| Exercise aim |
Your answer should be a single number: the count of lines holding the word "this".

--- Provided records ---

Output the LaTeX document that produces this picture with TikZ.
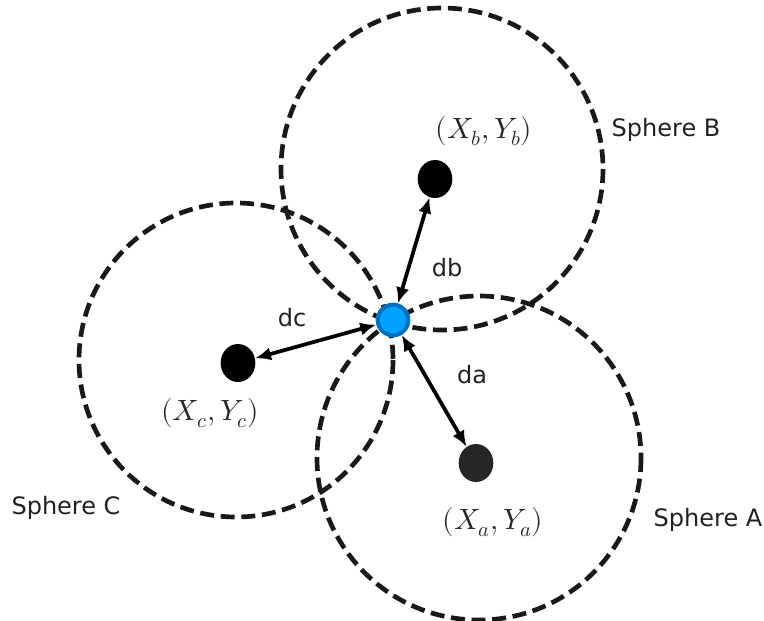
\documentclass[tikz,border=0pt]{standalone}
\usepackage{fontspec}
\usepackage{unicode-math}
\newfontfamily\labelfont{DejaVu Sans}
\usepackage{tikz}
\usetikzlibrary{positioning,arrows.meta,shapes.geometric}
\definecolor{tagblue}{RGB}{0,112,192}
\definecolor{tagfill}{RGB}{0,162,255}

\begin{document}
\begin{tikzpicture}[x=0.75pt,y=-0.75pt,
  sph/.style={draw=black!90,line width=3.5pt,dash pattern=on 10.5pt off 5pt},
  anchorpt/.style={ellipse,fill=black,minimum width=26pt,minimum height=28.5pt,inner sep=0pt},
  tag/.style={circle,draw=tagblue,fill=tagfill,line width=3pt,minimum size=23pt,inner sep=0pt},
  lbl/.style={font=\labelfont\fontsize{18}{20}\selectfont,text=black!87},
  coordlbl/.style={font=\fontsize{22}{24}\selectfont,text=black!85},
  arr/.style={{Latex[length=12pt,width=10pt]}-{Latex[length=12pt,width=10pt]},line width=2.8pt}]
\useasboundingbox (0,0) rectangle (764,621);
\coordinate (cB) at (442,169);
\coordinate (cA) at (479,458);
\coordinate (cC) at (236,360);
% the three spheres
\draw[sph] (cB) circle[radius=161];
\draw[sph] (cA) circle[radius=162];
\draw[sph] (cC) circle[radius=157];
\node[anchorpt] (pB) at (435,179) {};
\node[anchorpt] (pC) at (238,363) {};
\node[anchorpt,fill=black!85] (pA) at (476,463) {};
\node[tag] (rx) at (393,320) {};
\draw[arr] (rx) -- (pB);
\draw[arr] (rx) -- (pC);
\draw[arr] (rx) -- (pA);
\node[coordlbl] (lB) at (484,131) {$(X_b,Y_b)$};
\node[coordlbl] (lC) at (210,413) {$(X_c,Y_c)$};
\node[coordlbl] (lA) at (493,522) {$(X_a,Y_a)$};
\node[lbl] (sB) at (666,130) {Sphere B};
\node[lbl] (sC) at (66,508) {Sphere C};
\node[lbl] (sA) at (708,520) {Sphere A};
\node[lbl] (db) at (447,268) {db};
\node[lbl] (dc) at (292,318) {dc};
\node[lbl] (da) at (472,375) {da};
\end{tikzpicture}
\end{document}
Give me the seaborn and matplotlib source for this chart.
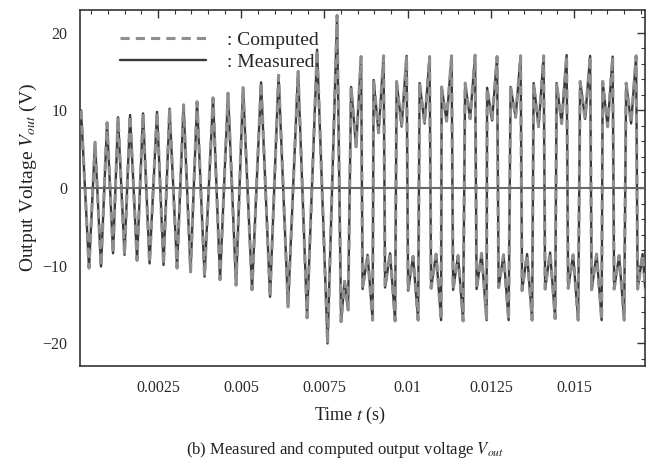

---

| The completed task |
2